The Battle Between A Nun And Katy Perry Over Property Now Involves A Plea To The Pope
A nun who has been embroiled in a legal battle with Katy Perry over former convent property in Los Angeles has reached out to a higher power for help, according to Fox News Thursday.
Sister Rita Callanan told the outlet that she sent a letter to Pope Francis to get his help staying in her home and vowed that “they’ll have to kill” her first before she stays quiet and stops fighting the singer and the Roman Catholic Archdiocese of Los Angeles who she claims never had the right to sell Perry the property.
“They’ll have to kill me first if they want to keep me quiet,” Callanan, said. “I am asking Pope Francis to intercede.”
The nun said her hope is that Francis will look over her case and speak to the Signatora in Rome, saying that “it’s like the U.S. Supreme Court.”
The battle is over 8 acres of property in the Los Feliz area that was once a convent, the Sisters of the Most Holy and Immaculate Heart of the Blessed Virgin Mary. The nuns claim the property that they owned for 40 years was never supposed to be sold and have accused the Archdiocese of LA of forcing them out.
Callanan explained that the recent death of her fellow Sister Catherine Rose Holzman, who was also very vocal with her in the property battle, has only emboldened her to fight harder.
In the letter to Francis, Callanan wrote that the sisters “were promised that we would always be taken care of by the archdiocese and that we would live out the rest of our lives at our convent. After we are all gone, the Archbishop would inherit our property … Archbishop Gomez has broken these promises to us.”

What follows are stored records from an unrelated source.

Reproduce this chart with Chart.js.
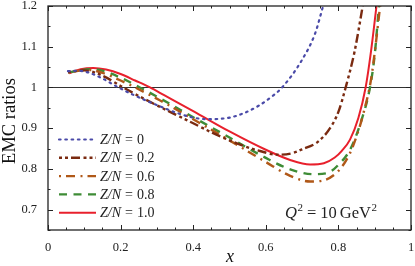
<!DOCTYPE html>
<html><head><meta charset="utf-8">
<script src="https://cdn.jsdelivr.net/npm/chart.js@4/dist/chart.umd.min.js"></script>
<style>html,body{margin:0;padding:0;background:#fff}#wrap{width:415px;height:266px;position:relative}</style>
</head><body><div id="wrap"><canvas id="c" width="415" height="266"></canvas></div>
<script>
// ---- data ----
const zOverN = ["0", "0.2", "0.6", "0.8", "1.0"];
const xZ0  = [0.055,0.08,0.11,0.15,0.19,0.23,0.27,0.31,0.36,0.4,0.44,0.5,0.54,0.58,0.62,0.645,0.7,0.736,0.758,0.775];
const yZ0  = [1.040,1.041,1.037,1.022,1.002,0.984,0.968,0.953,0.936,0.926,0.922,0.926,0.937,0.955,0.980,1.000,1.068,1.133,1.200,1.250];
const xZ02 = [0.055,0.1,0.15,0.203,0.25,0.3,0.35,0.4,0.45,0.5,0.55,0.584,0.63,0.67,0.7,0.744,0.777,0.8,0.82,0.845,0.867,0.877];
const yZ02 = [1.038,1.042,1.029,1.002,0.979,0.956,0.934,0.912,0.890,0.870,0.853,0.844,0.835,0.838,0.848,0.867,0.900,0.940,1.000,1.090,1.200,1.250];
const xZ06 = [0.055,0.11,0.15,0.2,0.24,0.309,0.4,0.5,0.6,0.667,0.722,0.76,0.8,0.83,0.85,0.87,0.89,0.902,0.915,0.922];
const yZ06 = [1.037,1.043,1.036,1.017,1.000,0.968,0.922,0.870,0.817,0.783,0.769,0.772,0.795,0.835,0.880,0.940,1.020,1.100,1.200,1.250];
const xZ08 = [0.055,0.12,0.15,0.2,0.253,0.309,0.4,0.5,0.6,0.667,0.73,0.77,0.8,0.832,0.86,0.887,0.9,0.912,0.92];
const yZ08 = [1.037,1.045,1.041,1.024,1.000,0.973,0.927,0.877,0.827,0.799,0.787,0.790,0.810,0.847,0.910,1.000,1.080,1.200,1.260];
const xZ10 = [0.058,0.09,0.125,0.16,0.2,0.24,0.281,0.32,0.4,0.5,0.6,0.667,0.722,0.76,0.79,0.81,0.832,0.855,0.875,0.89,0.905,0.912];
const yZ10 = [1.035,1.045,1.048,1.044,1.033,1.017,1.000,0.981,0.942,0.892,0.847,0.822,0.811,0.814,0.828,0.845,0.872,0.925,1.000,1.090,1.200,1.250];
const xTicks = [0, 0.2, 0.4, 0.6, 0.8, 1];
const yTicks = [0.7, 0.8, 0.9, 1.0, 1.1, 1.2];
const xRange = [0, 1];
const yRange = [0.65, 1.2];

const pts = (xs, ys) => xs.map((x, i) => ({x: x, y: ys[i]}));
const serif = "'Liberation Serif', 'DejaVu Serif', serif";

const styles = [
  {c: '#4a4aa8', w: 2.2, d: [1.6, 4.7], cap: 'round'},
  {c: '#7a2a10', w: 2.4, d: [3, 3, 3, 3, 9, 3.5], cap: 'butt'},
  {c: '#b05818', w: 2.4, d: [2, 5, 9, 5.5], cap: 'butt'},
  {c: '#3e8c36', w: 2.4, d: [8, 6.5], cap: 'butt'},
  {c: '#e8202c', w: 2.0, d: [], cap: 'butt'}
];
const series = [pts(xZ0,yZ0), pts(xZ02,yZ02), pts(xZ06,yZ06), pts(xZ08,yZ08), pts(xZ10,yZ10)];

const datasets = series.map((d, i) => ({
  label: 'Z/N = ' + zOverN[i],
  data: d,
  borderColor: styles[i].c,
  borderWidth: styles[i].w,
  borderDash: styles[i].d,
  borderCapStyle: styles[i].cap,
  pointRadius: 0,
  fill: false,
  cubicInterpolationMode: 'monotone',
  clip: 0
}));

const decor = {
  id: 'decor',
  beforeDatasetsDraw(chart) {
    const ctx = chart.ctx, a = chart.chartArea, ys = chart.scales.y;
    const y1 = ys.getPixelForValue(1.0);
    ctx.save();
    ctx.strokeStyle = '#333'; ctx.lineWidth = 1;
    ctx.beginPath(); ctx.moveTo(a.left, Math.round(y1) + 0.5); ctx.lineTo(a.right, Math.round(y1) + 0.5); ctx.stroke();
    ctx.restore();
  },
  afterDraw(chart) {
    const ctx = chart.ctx, a = chart.chartArea, xs = chart.scales.x, ys = chart.scales.y;
    ctx.save();
    ctx.strokeStyle = '#222'; ctx.lineWidth = 1.3;
    ctx.strokeRect(a.left, a.top, a.right - a.left, a.bottom - a.top);
    ctx.lineWidth = 1;
    for (let i = 0; i <= 20; i++) {
      const v = i * 0.05;
      const px = Math.round(xs.getPixelForValue(v)) + 0.5;
      const L = (i % 4 === 0) ? 5 : 2.5;
      ctx.beginPath();
      ctx.moveTo(px, a.bottom); ctx.lineTo(px, a.bottom - L);
      ctx.moveTo(px, a.top); ctx.lineTo(px, a.top + L);
      ctx.stroke();
    }
    for (let i = 0; i <= 11; i++) {
      const v = 0.65 + i * 0.05;
      const py = Math.round(ys.getPixelForValue(v)) + 0.5;
      const L = (i % 2 === 1) ? 5 : 2.5;
      ctx.beginPath();
      ctx.moveTo(a.left, py); ctx.lineTo(a.left + L, py);
      ctx.moveTo(a.right, py); ctx.lineTo(a.right - L, py);
      ctx.stroke();
    }
    // axis titles
    ctx.fillStyle = '#111';
    ctx.font = "18.5px " + serif;
    ctx.textAlign = 'center'; ctx.textBaseline = 'middle';
    ctx.save();
    ctx.translate(10, (a.top + a.bottom) / 2 + 3);
    ctx.rotate(-Math.PI / 2);
    ctx.fillText('EMC ratios', 0, 0);
    ctx.restore();
    ctx.font = "italic 18px " + serif;
    ctx.fillText('x', 230, 257);
    // legend
    const lx0 = 59, lx1 = 96, tx = 100, ly0 = 139.5, dy = 18.3;
    chart.data.datasets.forEach((ds, i) => {
      const y = ly0 + i * dy;
      ctx.save();
      ctx.strokeStyle = ds.borderColor; ctx.lineWidth = ds.borderWidth;
      ctx.setLineDash(ds.borderDash); ctx.lineCap = ds.borderCapStyle;
      ctx.beginPath(); ctx.moveTo(lx0, y); ctx.lineTo(lx1, y); ctx.stroke();
      ctx.restore();
      const parts = ds.label.split(' = ');
      ctx.textAlign = 'left'; ctx.textBaseline = 'middle'; ctx.fillStyle = '#222';
      ctx.font = "italic 14px " + serif;
      ctx.fillText(parts[0], tx, y + 1);
      let x = tx + ctx.measureText(parts[0]).width + 4;
      ctx.font = "14px " + serif;
      ctx.fillText('=', x, y + 1);
      x += ctx.measureText('=').width + 4;
      ctx.fillText(parts[1], x, y + 1);
    });
    // Q^2 annotation
    const base = 218;
    ctx.textBaseline = 'alphabetic'; ctx.textAlign = 'left';
    let qx = 285;
    ctx.font = "italic 16.5px " + serif; ctx.fillText('Q', qx, base); qx += ctx.measureText('Q').width + 0.5;
    ctx.font = "11px " + serif; ctx.fillText('2', qx, base - 7); qx += ctx.measureText('2').width + 4;
    ctx.font = "16.5px " + serif; ctx.fillText('=', qx, base); qx += ctx.measureText('=').width + 4;
    ctx.fillText('10', qx, base); qx += ctx.measureText('10').width + 3;
    ctx.fillText('GeV', qx, base); qx += ctx.measureText('GeV').width + 0.5;
    ctx.font = "11px " + serif; ctx.fillText('2', qx, base - 7);
    ctx.restore();
  }
};

new Chart(document.getElementById('c'), {
  type: 'line',
  data: {datasets: datasets},
  options: {
    responsive: false,
    animation: false,
    layout: {padding: {top: 6, right: 4, left: 0, bottom: 0}},
    plugins: {legend: {display: false}, tooltip: {enabled: false}},
    scales: {
      x: {
        type: 'linear', min: xRange[0], max: xRange[1],
        afterBuildTicks: s => { s.ticks = xTicks.map(v => ({value: v})); },
        afterFit: s => { s.height = 36; s.paddingLeft = 0; s.paddingRight = 0; s.paddingTop = 0; s.paddingBottom = 0; },
        grid: {display: false, drawTicks: false},
        border: {display: false},
        ticks: {padding: 10, color: '#222', font: {family: serif, size: 12.5},
                callback: v => (v === 0 || v === 1) ? String(v) : v.toFixed(1)}
      },
      y: {
        type: 'linear', min: yRange[0], max: yRange[1],
        afterBuildTicks: s => { s.ticks = yTicks.map(v => ({value: v})); },
        afterFit: s => { s.width = 48; s.paddingLeft = 0; s.paddingRight = 0; s.paddingTop = 0; s.paddingBottom = 0; },
        grid: {display: false, drawTicks: false},
        border: {display: false},
        ticks: {padding: 11, color: '#222', font: {family: serif, size: 12.5},
                callback: v => Math.abs(v - 1) < 1e-9 ? '1' : v.toFixed(1)}
      }
    }
  },
  plugins: [decor]
});
</script></body></html>
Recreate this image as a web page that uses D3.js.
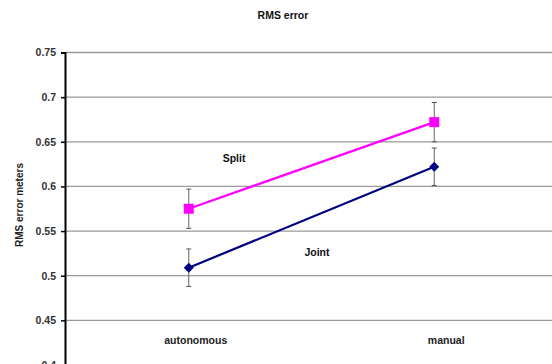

“He tried to sell our convent without our approval to a person whom we do not support,” she added. “It is the pop star Katy Perry. We do not agree with her lifestyle that has strayed far from any faith … At the end of our lives, we find ourselves fighting for justice and for what is right.”
Perry bought the property for $14.5 million from the archdiocese, but the sale isn’t considered final without approval from the Vatican.
The archdiocese denies any wrong doing and said it only has the nuns interest at heart.
Last year, a judge ruled that they and not the nuns had to the right to sell the property. The sisters have previously said they wanted to sell the property to a friend, Dana Hollister, who they claimed would have honored their wishes for the property.